"""

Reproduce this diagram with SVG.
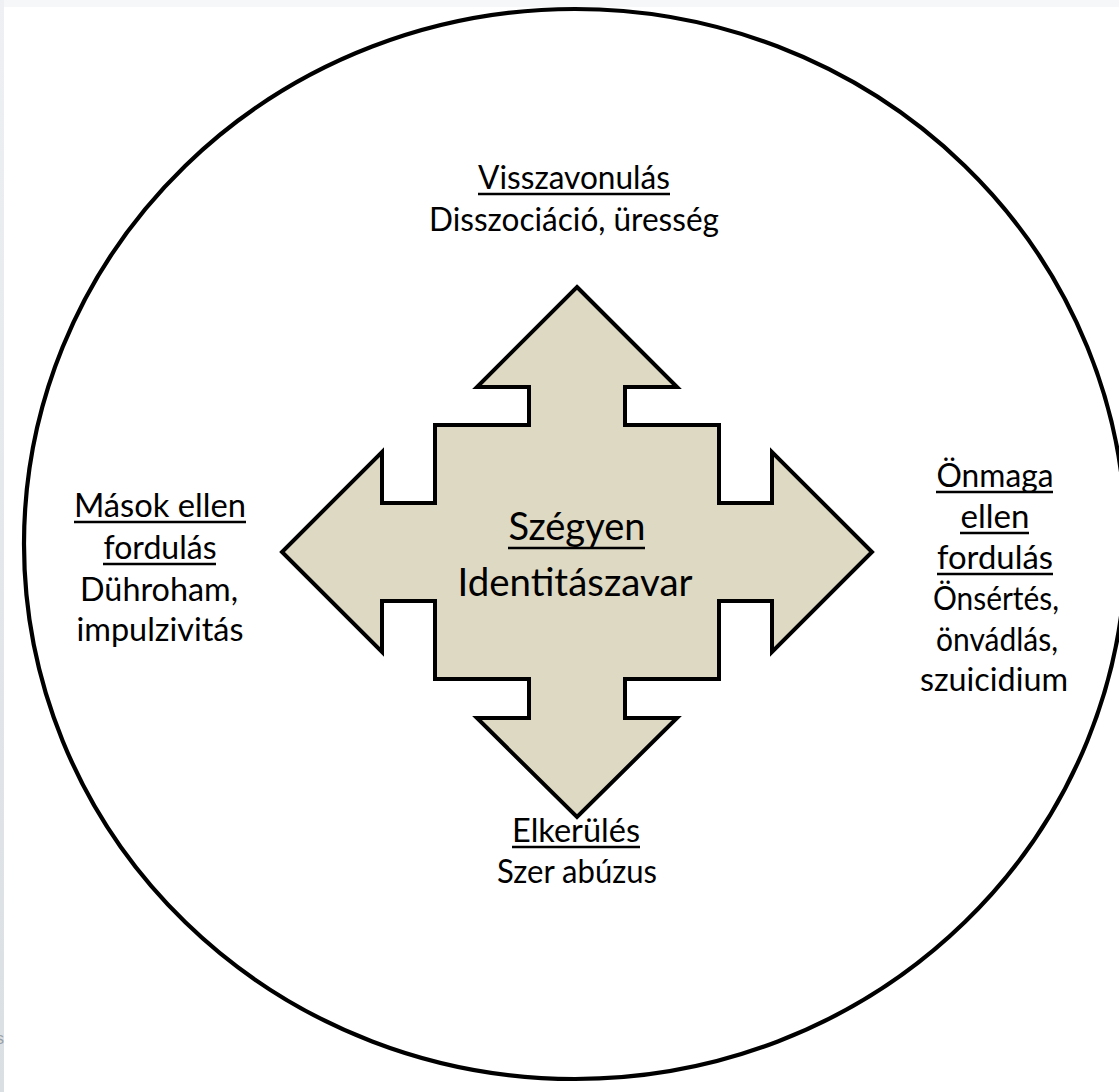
<svg xmlns="http://www.w3.org/2000/svg" width="1119" height="1092" viewBox="0 0 1119 1092">
  <defs>
    <linearGradient id="strip" x1="0" y1="0" x2="0" y2="1">
      <stop offset="0" stop-color="#eef0f3"/>
      <stop offset="1" stop-color="#dadfe3"/>
    </linearGradient>
  </defs>
  <style>
    .t { font-family: "Lato", "Liberation Sans", sans-serif; font-size: 33px; fill: #000; text-anchor: middle; }
    .c { font-size: 39px; }
    .ul { stroke: #000; stroke-width: 2.4; }
    .ring { fill: none; stroke: #000; stroke-width: 4.2; }
    .arrow { fill: #ddd9c3; stroke: #000; stroke-width: 4; stroke-linejoin: miter; }
  </style>
  <rect x="0" y="0" width="1119" height="1092" fill="#ffffff"/>
  <rect x="0" y="0" width="1119" height="7" fill="#f6f7f8"/>
  <rect x="0" y="0" width="4" height="1092" fill="url(#strip)"/>
  <text x="-4" y="1044" style="font-family:'Liberation Sans',sans-serif;font-size:16px;fill:#9aa0a6">s</text>

  <g id="ring">
    <ellipse class="ring" cx="575" cy="544" rx="551" ry="535"/>
  </g>

  <g id="connectors">
    <path id="cross-arrow" class="arrow" d="M577,287 L677,387 L625,387 L625,425 L719,425 L719,503 L772,503 L772,452 L872,552 L772,652 L772,601 L719,601 L719,679 L625,679 L625,718 L677,718 L577,817 L477,718 L529,718 L529,679 L435,679 L435,601 L382,601 L382,652 L282,552 L382,452 L382,503 L435,503 L435,425 L529,425 L529,387 L477,387 Z"/>
  </g>

  <g id="node-center">
    <text class="t c" x="577" y="540" textLength="137" lengthAdjust="spacingAndGlyphs">Szégyen</text>
    <line class="ul" x1="508" y1="548" x2="645" y2="548"/>
    <text class="t c" x="575" y="596" textLength="235" lengthAdjust="spacingAndGlyphs">Identitászavar</text>
  </g>

  <g id="node-top">
    <text class="t" x="574" y="189" textLength="192" lengthAdjust="spacingAndGlyphs">Visszavonulás</text>
    <line class="ul" x1="478" y1="194" x2="670" y2="194"/>
    <text class="t" x="574" y="231" textLength="290" lengthAdjust="spacingAndGlyphs">Disszociáció, üresség</text>
  </g>

  <g id="node-left">
    <text class="t" x="160" y="517" textLength="172" lengthAdjust="spacingAndGlyphs">Mások ellen</text>
    <line class="ul" x1="74" y1="522" x2="246" y2="522"/>
    <text class="t" x="160" y="559" textLength="113" lengthAdjust="spacingAndGlyphs">fordulás</text>
    <line class="ul" x1="103" y1="564" x2="216" y2="564"/>
    <text class="t" x="159" y="601" textLength="158" lengthAdjust="spacingAndGlyphs">Dühroham,</text>
    <text class="t" x="160" y="641" textLength="167" lengthAdjust="spacingAndGlyphs">impulzivitás</text>
  </g>

  <g id="node-right">
    <text class="t" x="995" y="487" textLength="117" lengthAdjust="spacingAndGlyphs">Önmaga</text>
    <line class="ul" x1="936" y1="492" x2="1053" y2="492"/>
    <text class="t" x="995" y="528" textLength="69" lengthAdjust="spacingAndGlyphs">ellen</text>
    <line class="ul" x1="960" y1="533" x2="1029" y2="533"/>
    <text class="t" x="995" y="569" textLength="116" lengthAdjust="spacingAndGlyphs">fordulás</text>
    <line class="ul" x1="937" y1="574" x2="1053" y2="574"/>
    <text class="t" x="996" y="610" textLength="126" lengthAdjust="spacingAndGlyphs">Önsértés,</text>
    <text class="t" x="997" y="651" textLength="122" lengthAdjust="spacingAndGlyphs">önvádlás,</text>
    <text class="t" x="994" y="691" textLength="148" lengthAdjust="spacingAndGlyphs">szuicidium</text>
  </g>

  <g id="node-bottom">
    <text class="t" x="576" y="842" textLength="128" lengthAdjust="spacingAndGlyphs">Elkerülés</text>
    <line class="ul" x1="512" y1="847" x2="640" y2="847"/>
    <text class="t" x="577" y="883" textLength="160" lengthAdjust="spacingAndGlyphs">Szer abúzus</text>
  </g>
</svg>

"""

What you will do: Repeat the lines above exactly, and keep every picture out.

Output below:
Reproduce this diagram with SVG.
<svg xmlns="http://www.w3.org/2000/svg" width="1119" height="1092" viewBox="0 0 1119 1092">
  <defs>
    <linearGradient id="strip" x1="0" y1="0" x2="0" y2="1">
      <stop offset="0" stop-color="#eef0f3"/>
      <stop offset="1" stop-color="#dadfe3"/>
    </linearGradient>
  </defs>
  <style>
    .t { font-family: "Lato", "Liberation Sans", sans-serif; font-size: 33px; fill: #000; text-anchor: middle; }
    .c { font-size: 39px; }
    .ul { stroke: #000; stroke-width: 2.4; }
    .ring { fill: none; stroke: #000; stroke-width: 4.2; }
    .arrow { fill: #ddd9c3; stroke: #000; stroke-width: 4; stroke-linejoin: miter; }
  </style>
  <rect x="0" y="0" width="1119" height="1092" fill="#ffffff"/>
  <rect x="0" y="0" width="1119" height="7" fill="#f6f7f8"/>
  <rect x="0" y="0" width="4" height="1092" fill="url(#strip)"/>
  <text x="-4" y="1044" style="font-family:'Liberation Sans',sans-serif;font-size:16px;fill:#9aa0a6">s</text>

  <g id="ring">
    <ellipse class="ring" cx="575" cy="544" rx="551" ry="535"/>
  </g>

  <g id="connectors">
    <path id="cross-arrow" class="arrow" d="M577,287 L677,387 L625,387 L625,425 L719,425 L719,503 L772,503 L772,452 L872,552 L772,652 L772,601 L719,601 L719,679 L625,679 L625,718 L677,718 L577,817 L477,718 L529,718 L529,679 L435,679 L435,601 L382,601 L382,652 L282,552 L382,452 L382,503 L435,503 L435,425 L529,425 L529,387 L477,387 Z"/>
  </g>

  <g id="node-center">
    <text class="t c" x="577" y="540" textLength="137" lengthAdjust="spacingAndGlyphs">Szégyen</text>
    <line class="ul" x1="508" y1="548" x2="645" y2="548"/>
    <text class="t c" x="575" y="596" textLength="235" lengthAdjust="spacingAndGlyphs">Identitászavar</text>
  </g>

  <g id="node-top">
    <text class="t" x="574" y="189" textLength="192" lengthAdjust="spacingAndGlyphs">Visszavonulás</text>
    <line class="ul" x1="478" y1="194" x2="670" y2="194"/>
    <text class="t" x="574" y="231" textLength="290" lengthAdjust="spacingAndGlyphs">Disszociáció, üresség</text>
  </g>

  <g id="node-left">
    <text class="t" x="160" y="517" textLength="172" lengthAdjust="spacingAndGlyphs">Mások ellen</text>
    <line class="ul" x1="74" y1="522" x2="246" y2="522"/>
    <text class="t" x="160" y="559" textLength="113" lengthAdjust="spacingAndGlyphs">fordulás</text>
    <line class="ul" x1="103" y1="564" x2="216" y2="564"/>
    <text class="t" x="159" y="601" textLength="158" lengthAdjust="spacingAndGlyphs">Dühroham,</text>
    <text class="t" x="160" y="641" textLength="167" lengthAdjust="spacingAndGlyphs">impulzivitás</text>
  </g>

  <g id="node-right">
    <text class="t" x="995" y="487" textLength="117" lengthAdjust="spacingAndGlyphs">Önmaga</text>
    <line class="ul" x1="936" y1="492" x2="1053" y2="492"/>
    <text class="t" x="995" y="528" textLength="69" lengthAdjust="spacingAndGlyphs">ellen</text>
    <line class="ul" x1="960" y1="533" x2="1029" y2="533"/>
    <text class="t" x="995" y="569" textLength="116" lengthAdjust="spacingAndGlyphs">fordulás</text>
    <line class="ul" x1="937" y1="574" x2="1053" y2="574"/>
    <text class="t" x="996" y="610" textLength="126" lengthAdjust="spacingAndGlyphs">Önsértés,</text>
    <text class="t" x="997" y="651" textLength="122" lengthAdjust="spacingAndGlyphs">önvádlás,</text>
    <text class="t" x="994" y="691" textLength="148" lengthAdjust="spacingAndGlyphs">szuicidium</text>
  </g>

  <g id="node-bottom">
    <text class="t" x="576" y="842" textLength="128" lengthAdjust="spacingAndGlyphs">Elkerülés</text>
    <line class="ul" x1="512" y1="847" x2="640" y2="847"/>
    <text class="t" x="577" y="883" textLength="160" lengthAdjust="spacingAndGlyphs">Szer abúzus</text>
  </g>
</svg>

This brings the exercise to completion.